Burt Lancaster (‘First Sergeant Milton Warden’): they don’t make ’em like that any more! The archetypal Hollywood ‘hunk’, toughness personified but with a heart. This is a great scene (no small thanks to Ernest Borgnine!)…that stance when he steps into the fray, the presence of the man, superb:

 

 

I could go on, could carry on waxing lyrical about this film but just in case there is someone out there who still hasn’t seen it, I don’t want to spoil it for them.

 

The 8 Academy Awards, including ‘Best Movie’ (Buddy Adler, producer) and ‘Best Director’ (Fred Zinnemann) stand as testament to the greatness of the film but I guess that the ultimate accolade is the movie’s selection in 2002 for preservation in the National Film Registry by the Library of Congress as being “culturally, historically, or aesthetically significant”.

 

I said earlier in this blog that this movie, if it wasn’t originally intended by Harry Cohn (President of Columbia Pictures) and Buddy Adler to be a Frank Sinatra movie, a vehicle on which he could get his career back on track, well, it did become that vehicle but it is so much more than that  –  it wouldn’t have found itself preserved in the National Film Library, preserved as “culturally, historically, or aesthetically significant” if that was all it was, a vehicle to showcase Frank’s talents.

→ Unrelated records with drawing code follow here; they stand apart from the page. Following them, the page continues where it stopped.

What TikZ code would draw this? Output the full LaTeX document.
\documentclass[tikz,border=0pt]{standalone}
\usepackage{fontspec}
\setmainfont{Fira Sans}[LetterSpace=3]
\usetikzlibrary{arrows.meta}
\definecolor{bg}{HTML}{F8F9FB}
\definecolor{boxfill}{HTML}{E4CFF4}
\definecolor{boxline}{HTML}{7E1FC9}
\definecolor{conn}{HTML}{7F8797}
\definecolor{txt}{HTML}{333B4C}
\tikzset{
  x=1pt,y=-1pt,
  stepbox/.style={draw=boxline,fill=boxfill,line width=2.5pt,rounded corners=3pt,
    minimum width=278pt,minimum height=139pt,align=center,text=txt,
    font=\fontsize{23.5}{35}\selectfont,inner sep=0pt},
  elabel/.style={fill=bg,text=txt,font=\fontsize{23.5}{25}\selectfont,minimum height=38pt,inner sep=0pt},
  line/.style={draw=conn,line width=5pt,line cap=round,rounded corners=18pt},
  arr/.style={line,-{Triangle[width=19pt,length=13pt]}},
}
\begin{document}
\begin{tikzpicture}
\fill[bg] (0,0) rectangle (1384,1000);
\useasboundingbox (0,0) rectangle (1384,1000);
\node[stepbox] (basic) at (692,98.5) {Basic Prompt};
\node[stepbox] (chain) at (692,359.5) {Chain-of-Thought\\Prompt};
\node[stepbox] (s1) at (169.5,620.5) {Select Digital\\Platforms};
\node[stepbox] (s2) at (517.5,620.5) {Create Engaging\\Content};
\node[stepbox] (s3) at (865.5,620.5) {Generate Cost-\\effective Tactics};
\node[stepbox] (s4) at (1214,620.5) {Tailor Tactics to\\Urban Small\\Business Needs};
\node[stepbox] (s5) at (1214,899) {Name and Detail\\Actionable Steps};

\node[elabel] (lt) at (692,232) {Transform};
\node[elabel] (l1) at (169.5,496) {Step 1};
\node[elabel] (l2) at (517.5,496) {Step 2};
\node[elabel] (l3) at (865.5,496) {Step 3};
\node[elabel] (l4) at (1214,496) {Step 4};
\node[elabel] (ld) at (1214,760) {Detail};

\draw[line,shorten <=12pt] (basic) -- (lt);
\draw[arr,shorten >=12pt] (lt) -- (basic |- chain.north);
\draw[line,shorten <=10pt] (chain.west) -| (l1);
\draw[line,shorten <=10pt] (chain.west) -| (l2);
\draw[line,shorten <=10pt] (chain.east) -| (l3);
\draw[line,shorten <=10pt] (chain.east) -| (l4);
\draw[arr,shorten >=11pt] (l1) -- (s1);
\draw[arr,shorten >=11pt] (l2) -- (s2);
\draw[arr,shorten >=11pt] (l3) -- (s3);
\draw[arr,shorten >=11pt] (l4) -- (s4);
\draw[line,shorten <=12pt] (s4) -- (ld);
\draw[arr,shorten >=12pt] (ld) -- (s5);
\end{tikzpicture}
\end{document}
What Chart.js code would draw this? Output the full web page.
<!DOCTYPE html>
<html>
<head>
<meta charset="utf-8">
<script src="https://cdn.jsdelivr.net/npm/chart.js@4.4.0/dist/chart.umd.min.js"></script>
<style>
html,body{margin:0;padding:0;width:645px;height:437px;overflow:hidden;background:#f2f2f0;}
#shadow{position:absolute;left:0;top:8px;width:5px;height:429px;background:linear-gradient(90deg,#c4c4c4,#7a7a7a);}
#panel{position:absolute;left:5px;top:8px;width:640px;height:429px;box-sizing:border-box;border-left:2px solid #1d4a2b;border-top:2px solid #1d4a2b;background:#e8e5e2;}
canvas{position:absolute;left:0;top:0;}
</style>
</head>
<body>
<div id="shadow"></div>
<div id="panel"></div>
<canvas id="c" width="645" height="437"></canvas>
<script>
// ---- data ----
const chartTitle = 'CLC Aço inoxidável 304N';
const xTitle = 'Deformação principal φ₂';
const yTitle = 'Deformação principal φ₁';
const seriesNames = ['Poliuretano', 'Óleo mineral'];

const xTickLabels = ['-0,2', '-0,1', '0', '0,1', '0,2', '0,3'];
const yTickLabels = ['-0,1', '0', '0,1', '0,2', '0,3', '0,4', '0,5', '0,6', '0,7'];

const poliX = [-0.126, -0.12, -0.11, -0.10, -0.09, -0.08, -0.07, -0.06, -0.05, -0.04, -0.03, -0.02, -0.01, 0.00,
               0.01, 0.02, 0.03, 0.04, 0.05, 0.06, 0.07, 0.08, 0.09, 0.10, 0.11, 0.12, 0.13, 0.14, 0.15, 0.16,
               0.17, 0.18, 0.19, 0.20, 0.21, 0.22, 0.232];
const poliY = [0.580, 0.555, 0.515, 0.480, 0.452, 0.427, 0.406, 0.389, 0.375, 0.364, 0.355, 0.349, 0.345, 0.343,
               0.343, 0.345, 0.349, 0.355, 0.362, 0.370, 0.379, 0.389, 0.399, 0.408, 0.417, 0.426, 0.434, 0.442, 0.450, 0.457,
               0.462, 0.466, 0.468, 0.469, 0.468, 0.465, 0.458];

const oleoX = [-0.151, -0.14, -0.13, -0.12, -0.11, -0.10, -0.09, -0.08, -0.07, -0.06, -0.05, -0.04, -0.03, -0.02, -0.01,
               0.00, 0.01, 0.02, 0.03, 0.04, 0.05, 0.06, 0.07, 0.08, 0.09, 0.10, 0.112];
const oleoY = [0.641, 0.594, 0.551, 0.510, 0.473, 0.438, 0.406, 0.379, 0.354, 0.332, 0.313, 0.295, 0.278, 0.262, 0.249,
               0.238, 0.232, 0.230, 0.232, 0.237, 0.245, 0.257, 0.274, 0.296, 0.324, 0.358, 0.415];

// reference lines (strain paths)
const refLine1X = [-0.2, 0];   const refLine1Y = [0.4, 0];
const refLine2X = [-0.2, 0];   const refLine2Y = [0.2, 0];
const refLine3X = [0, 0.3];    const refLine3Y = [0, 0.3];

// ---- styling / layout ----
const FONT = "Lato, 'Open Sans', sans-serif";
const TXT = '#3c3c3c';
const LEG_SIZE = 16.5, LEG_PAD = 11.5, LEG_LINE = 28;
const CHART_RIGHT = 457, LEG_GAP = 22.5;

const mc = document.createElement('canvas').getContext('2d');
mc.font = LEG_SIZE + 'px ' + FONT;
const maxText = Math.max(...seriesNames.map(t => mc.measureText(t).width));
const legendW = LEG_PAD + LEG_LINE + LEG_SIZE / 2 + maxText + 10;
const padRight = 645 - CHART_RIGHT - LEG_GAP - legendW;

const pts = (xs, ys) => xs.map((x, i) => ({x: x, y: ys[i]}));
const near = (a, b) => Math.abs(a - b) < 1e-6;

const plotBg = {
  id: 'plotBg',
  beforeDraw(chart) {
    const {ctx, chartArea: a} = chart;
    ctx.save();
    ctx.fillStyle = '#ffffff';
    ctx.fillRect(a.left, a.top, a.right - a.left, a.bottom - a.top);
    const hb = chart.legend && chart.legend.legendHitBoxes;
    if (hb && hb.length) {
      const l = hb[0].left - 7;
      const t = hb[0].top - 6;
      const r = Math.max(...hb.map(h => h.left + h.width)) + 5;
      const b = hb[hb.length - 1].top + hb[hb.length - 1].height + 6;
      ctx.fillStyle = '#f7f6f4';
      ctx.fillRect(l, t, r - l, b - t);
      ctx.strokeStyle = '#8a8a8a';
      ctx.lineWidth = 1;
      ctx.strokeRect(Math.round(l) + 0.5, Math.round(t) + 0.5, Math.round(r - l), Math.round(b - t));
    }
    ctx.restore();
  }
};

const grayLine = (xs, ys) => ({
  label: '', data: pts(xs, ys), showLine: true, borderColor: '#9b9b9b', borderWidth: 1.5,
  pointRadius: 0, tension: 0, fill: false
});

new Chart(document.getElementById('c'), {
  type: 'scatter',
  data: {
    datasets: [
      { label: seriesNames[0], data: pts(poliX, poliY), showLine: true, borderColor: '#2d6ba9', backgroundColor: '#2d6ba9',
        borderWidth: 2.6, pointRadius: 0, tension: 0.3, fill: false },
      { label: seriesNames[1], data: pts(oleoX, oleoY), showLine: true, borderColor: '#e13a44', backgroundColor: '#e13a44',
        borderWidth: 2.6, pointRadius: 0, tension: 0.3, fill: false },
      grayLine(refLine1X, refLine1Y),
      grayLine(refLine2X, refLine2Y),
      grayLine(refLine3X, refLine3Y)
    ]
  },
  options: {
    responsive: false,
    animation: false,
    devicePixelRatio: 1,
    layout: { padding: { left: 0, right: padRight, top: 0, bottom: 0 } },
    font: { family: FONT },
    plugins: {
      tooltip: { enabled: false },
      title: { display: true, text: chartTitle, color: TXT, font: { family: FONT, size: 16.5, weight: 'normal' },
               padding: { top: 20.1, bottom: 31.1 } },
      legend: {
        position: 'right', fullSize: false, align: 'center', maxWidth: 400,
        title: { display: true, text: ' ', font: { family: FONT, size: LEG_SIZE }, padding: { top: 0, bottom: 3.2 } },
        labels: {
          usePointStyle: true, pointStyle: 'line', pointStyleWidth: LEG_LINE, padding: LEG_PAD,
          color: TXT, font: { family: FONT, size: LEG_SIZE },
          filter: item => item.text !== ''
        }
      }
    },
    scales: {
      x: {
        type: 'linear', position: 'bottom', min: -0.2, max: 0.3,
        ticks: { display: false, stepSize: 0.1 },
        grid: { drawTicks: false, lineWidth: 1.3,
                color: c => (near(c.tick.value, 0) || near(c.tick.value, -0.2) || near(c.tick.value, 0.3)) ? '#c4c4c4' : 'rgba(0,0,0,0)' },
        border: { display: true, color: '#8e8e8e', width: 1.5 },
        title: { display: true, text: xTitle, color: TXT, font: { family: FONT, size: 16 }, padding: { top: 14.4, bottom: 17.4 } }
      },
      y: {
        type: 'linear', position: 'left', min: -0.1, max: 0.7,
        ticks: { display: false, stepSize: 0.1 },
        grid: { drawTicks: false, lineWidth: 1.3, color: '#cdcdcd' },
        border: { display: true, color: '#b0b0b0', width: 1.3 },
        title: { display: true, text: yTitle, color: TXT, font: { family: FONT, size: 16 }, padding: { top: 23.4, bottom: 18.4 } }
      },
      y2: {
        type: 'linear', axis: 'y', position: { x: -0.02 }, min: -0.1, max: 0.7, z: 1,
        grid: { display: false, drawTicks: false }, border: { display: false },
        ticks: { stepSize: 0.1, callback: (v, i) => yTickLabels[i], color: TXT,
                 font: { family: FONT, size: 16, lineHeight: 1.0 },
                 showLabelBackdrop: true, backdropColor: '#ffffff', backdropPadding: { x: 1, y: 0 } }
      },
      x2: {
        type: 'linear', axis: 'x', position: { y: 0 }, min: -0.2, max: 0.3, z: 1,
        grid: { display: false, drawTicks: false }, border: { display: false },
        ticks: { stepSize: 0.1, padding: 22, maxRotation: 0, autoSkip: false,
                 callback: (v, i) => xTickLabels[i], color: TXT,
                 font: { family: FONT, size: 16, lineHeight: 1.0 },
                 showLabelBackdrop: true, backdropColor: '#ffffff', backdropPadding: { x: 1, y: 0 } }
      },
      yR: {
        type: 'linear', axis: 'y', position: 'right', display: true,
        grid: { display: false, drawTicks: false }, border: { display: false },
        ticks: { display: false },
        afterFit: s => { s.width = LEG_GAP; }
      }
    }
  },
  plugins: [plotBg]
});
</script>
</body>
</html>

There was an alignment of stars (no pun intended) which produced the magic that is this special movie: in no particular order, the actors/actresses, the acting, the directing, that music (!!!), the time (only 8 years after the end of WWII), the screenplay, the cinematography, everything, the perfect mix of the perfect ingredients.

 

‘From Here To Eternity’ is not just one of THE great movies, it is one of MY favourites!